SUPPLIED MATERIAL |
++++++++
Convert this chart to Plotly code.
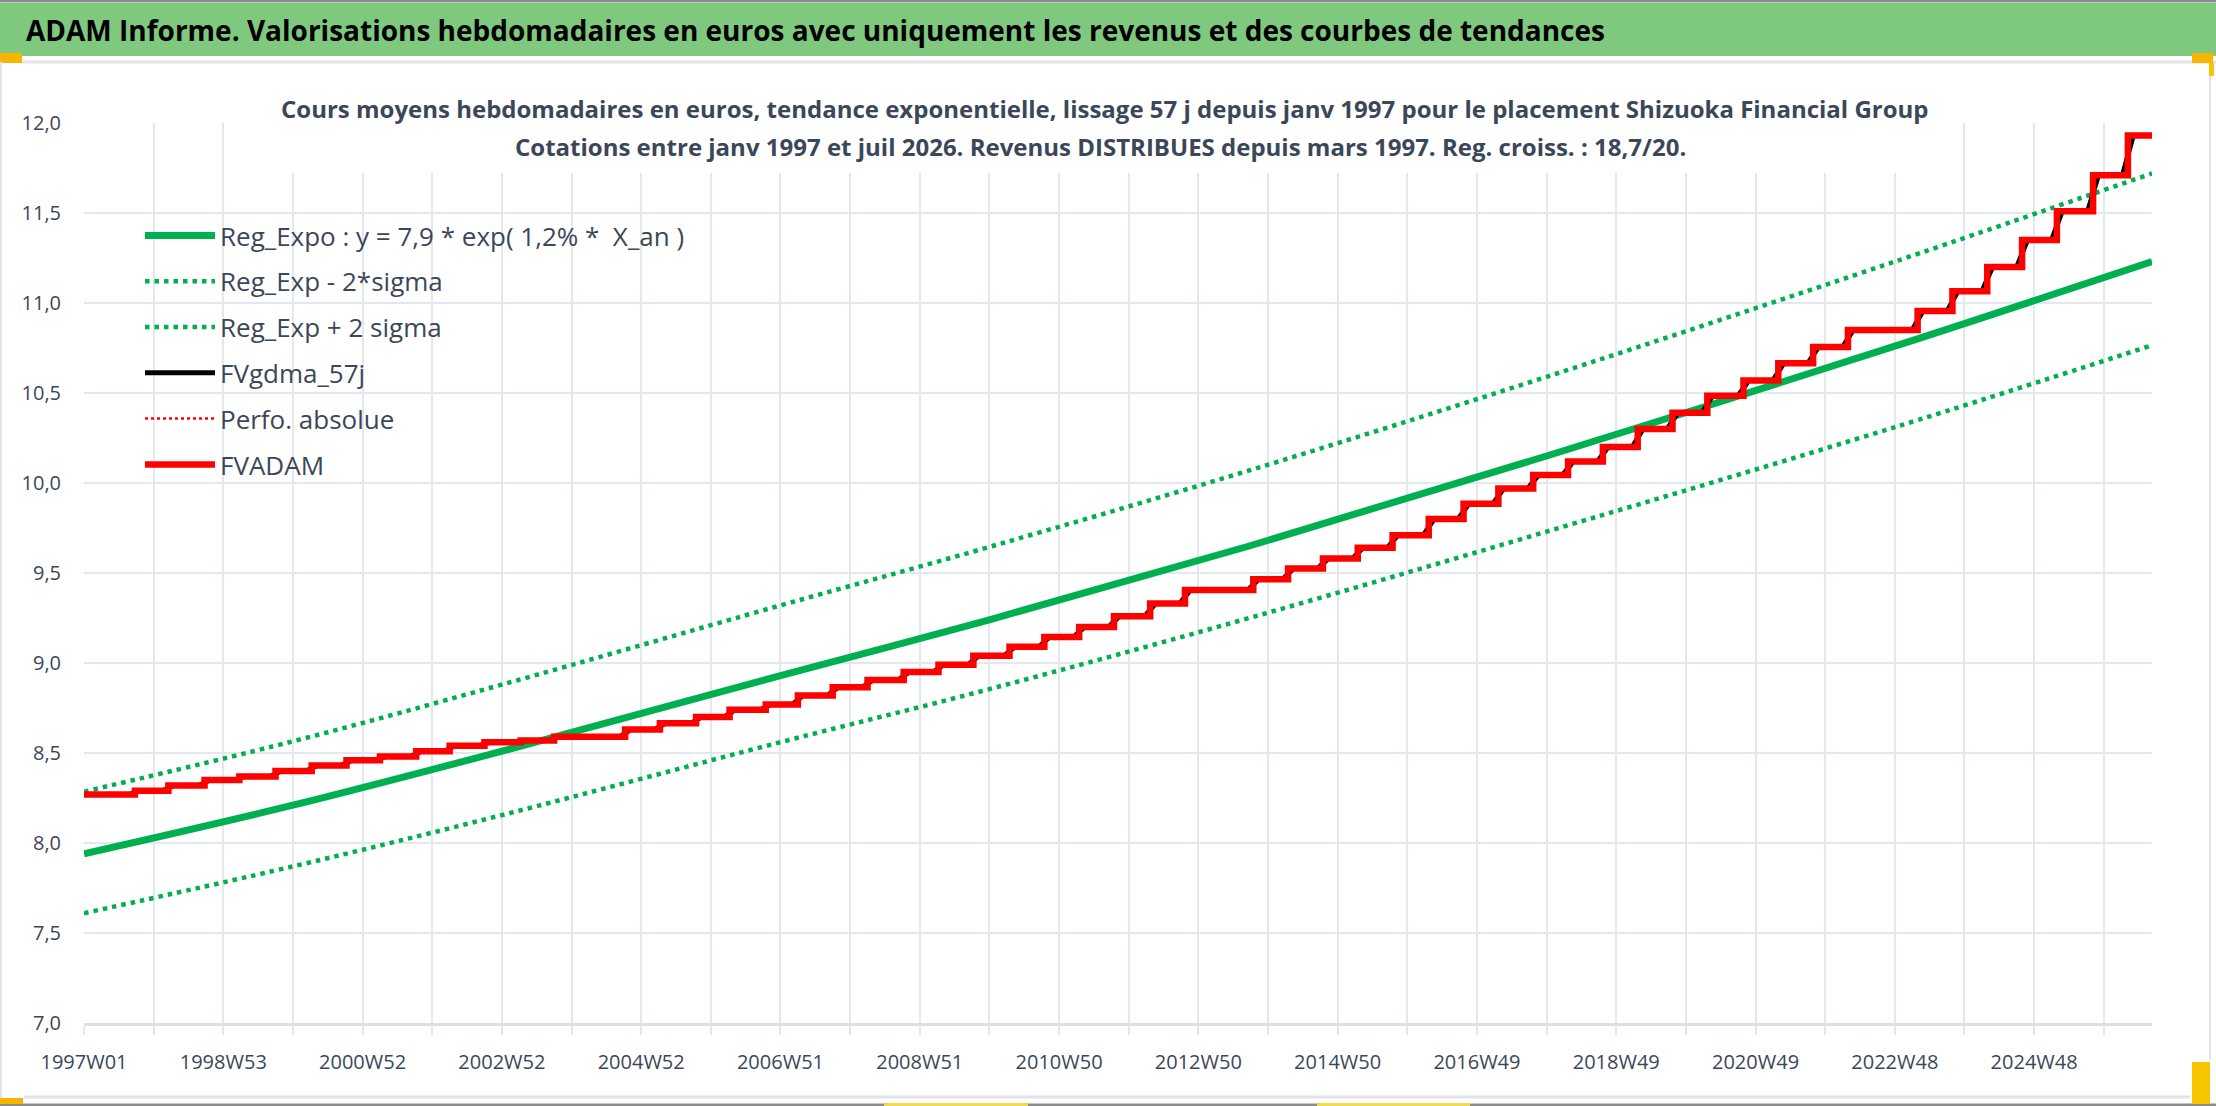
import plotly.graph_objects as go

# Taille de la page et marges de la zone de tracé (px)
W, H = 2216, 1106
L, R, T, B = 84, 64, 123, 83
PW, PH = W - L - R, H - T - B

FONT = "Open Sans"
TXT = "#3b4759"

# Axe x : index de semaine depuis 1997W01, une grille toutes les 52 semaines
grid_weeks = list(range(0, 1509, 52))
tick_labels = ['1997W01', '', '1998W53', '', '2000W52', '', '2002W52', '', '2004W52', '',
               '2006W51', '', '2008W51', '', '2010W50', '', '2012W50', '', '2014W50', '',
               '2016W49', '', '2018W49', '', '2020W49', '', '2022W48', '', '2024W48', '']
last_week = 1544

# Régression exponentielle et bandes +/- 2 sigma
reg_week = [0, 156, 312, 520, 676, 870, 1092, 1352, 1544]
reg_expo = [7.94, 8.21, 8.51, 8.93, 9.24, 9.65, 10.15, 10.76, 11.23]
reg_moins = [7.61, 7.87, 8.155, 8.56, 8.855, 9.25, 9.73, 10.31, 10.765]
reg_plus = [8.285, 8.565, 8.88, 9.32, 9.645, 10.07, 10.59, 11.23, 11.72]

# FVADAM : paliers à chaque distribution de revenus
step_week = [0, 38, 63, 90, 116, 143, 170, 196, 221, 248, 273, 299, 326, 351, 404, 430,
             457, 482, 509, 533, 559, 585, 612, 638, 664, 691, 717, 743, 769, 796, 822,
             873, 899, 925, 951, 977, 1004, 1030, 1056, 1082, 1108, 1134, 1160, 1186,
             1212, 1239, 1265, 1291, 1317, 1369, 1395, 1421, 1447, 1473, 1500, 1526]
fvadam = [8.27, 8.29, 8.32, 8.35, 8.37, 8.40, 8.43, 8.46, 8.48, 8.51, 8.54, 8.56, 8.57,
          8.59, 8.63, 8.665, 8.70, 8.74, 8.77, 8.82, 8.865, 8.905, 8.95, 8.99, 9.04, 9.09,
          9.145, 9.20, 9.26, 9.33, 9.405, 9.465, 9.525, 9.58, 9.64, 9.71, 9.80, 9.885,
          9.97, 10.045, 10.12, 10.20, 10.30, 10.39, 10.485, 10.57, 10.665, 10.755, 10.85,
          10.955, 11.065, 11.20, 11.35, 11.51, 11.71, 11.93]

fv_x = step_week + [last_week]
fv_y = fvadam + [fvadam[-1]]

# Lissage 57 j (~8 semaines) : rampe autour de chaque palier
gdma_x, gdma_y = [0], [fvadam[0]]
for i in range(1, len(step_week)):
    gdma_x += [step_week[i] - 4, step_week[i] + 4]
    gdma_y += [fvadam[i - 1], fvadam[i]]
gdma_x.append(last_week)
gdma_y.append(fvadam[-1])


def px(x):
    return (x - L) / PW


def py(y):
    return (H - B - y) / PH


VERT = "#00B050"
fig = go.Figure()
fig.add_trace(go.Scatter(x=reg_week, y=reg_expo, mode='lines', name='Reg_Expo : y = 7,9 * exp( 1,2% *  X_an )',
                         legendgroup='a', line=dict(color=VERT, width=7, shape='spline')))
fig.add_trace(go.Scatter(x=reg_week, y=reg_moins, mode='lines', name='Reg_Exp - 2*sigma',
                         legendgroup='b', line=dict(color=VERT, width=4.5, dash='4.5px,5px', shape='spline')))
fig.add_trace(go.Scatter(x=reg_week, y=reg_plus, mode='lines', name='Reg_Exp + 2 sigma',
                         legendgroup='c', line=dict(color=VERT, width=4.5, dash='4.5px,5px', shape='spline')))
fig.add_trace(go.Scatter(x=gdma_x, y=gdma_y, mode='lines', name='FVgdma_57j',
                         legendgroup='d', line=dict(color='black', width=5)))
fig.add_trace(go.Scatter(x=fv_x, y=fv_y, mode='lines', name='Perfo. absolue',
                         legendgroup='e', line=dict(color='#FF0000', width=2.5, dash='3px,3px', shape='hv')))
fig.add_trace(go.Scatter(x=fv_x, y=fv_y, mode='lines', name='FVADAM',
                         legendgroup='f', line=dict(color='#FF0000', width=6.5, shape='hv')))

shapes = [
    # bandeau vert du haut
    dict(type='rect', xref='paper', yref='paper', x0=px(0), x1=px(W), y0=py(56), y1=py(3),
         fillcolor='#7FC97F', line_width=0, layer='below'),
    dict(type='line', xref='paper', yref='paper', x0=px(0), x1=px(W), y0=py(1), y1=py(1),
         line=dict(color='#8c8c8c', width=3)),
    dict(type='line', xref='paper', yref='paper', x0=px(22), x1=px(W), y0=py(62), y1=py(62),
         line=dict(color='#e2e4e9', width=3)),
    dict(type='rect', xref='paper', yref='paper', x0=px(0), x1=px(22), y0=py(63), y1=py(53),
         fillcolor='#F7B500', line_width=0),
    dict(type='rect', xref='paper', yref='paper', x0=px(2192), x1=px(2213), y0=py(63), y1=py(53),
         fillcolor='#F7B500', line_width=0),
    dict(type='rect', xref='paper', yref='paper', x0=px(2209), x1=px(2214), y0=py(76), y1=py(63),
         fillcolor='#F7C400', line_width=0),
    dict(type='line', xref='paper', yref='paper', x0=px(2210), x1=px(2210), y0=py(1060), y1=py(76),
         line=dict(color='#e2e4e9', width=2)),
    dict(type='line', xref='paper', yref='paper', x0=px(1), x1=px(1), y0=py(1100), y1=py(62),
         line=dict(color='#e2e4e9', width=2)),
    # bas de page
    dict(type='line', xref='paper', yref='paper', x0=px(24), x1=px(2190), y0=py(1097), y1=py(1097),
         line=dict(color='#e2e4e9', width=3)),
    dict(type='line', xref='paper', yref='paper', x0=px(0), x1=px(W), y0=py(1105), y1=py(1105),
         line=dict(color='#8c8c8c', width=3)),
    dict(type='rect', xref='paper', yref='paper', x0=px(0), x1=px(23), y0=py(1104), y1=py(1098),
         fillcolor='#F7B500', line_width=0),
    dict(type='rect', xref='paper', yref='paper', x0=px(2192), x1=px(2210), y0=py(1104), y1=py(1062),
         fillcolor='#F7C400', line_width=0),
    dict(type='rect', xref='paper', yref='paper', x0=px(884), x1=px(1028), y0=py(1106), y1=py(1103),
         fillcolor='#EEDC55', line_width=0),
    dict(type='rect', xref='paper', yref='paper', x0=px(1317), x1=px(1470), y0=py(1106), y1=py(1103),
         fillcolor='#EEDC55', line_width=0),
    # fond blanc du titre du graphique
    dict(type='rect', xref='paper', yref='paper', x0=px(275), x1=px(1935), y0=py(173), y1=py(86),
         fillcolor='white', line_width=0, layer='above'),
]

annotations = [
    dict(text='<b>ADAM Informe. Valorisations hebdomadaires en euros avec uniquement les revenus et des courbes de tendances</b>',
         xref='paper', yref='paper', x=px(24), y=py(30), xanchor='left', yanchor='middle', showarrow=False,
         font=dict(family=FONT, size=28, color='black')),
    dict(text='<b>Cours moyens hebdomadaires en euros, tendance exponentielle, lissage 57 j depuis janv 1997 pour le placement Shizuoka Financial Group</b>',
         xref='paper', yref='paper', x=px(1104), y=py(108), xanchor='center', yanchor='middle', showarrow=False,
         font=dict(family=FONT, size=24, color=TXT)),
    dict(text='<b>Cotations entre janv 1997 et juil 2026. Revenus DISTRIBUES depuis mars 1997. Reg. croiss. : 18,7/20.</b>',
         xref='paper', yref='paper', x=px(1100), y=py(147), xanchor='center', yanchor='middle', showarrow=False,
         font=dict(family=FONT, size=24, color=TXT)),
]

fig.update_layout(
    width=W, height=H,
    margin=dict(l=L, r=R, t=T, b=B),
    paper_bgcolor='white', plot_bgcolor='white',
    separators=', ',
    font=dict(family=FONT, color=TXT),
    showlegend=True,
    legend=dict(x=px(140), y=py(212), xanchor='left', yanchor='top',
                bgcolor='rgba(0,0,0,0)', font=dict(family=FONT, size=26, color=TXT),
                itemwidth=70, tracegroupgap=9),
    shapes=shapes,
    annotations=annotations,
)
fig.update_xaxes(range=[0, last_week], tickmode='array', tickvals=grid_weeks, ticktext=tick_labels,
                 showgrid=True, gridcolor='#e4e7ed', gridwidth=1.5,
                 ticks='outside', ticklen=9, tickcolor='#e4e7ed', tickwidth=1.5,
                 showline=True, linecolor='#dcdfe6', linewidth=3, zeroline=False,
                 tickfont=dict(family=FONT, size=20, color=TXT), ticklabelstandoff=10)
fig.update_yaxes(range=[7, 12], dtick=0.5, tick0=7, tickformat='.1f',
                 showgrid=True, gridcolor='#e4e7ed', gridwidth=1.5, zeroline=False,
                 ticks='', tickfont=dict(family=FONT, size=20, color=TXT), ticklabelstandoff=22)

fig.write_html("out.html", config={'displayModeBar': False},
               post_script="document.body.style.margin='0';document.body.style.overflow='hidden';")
++++++++
YOUR GOAL |
Your task is to return the lines above, from the first one up to and including the line containing "last_week = 1544", minus any pictures.

FINAL RESULT |
Convert this chart to Plotly code.
import plotly.graph_objects as go

# Taille de la page et marges de la zone de tracé (px)
W, H = 2216, 1106
L, R, T, B = 84, 64, 123, 83
PW, PH = W - L - R, H - T - B

FONT = "Open Sans"
TXT = "#3b4759"

# Axe x : index de semaine depuis 1997W01, une grille toutes les 52 semaines
grid_weeks = list(range(0, 1509, 52))
tick_labels = ['1997W01', '', '1998W53', '', '2000W52', '', '2002W52', '', '2004W52', '',
               '2006W51', '', '2008W51', '', '2010W50', '', '2012W50', '', '2014W50', '',
               '2016W49', '', '2018W49', '', '2020W49', '', '2022W48', '', '2024W48', '']
last_week = 1544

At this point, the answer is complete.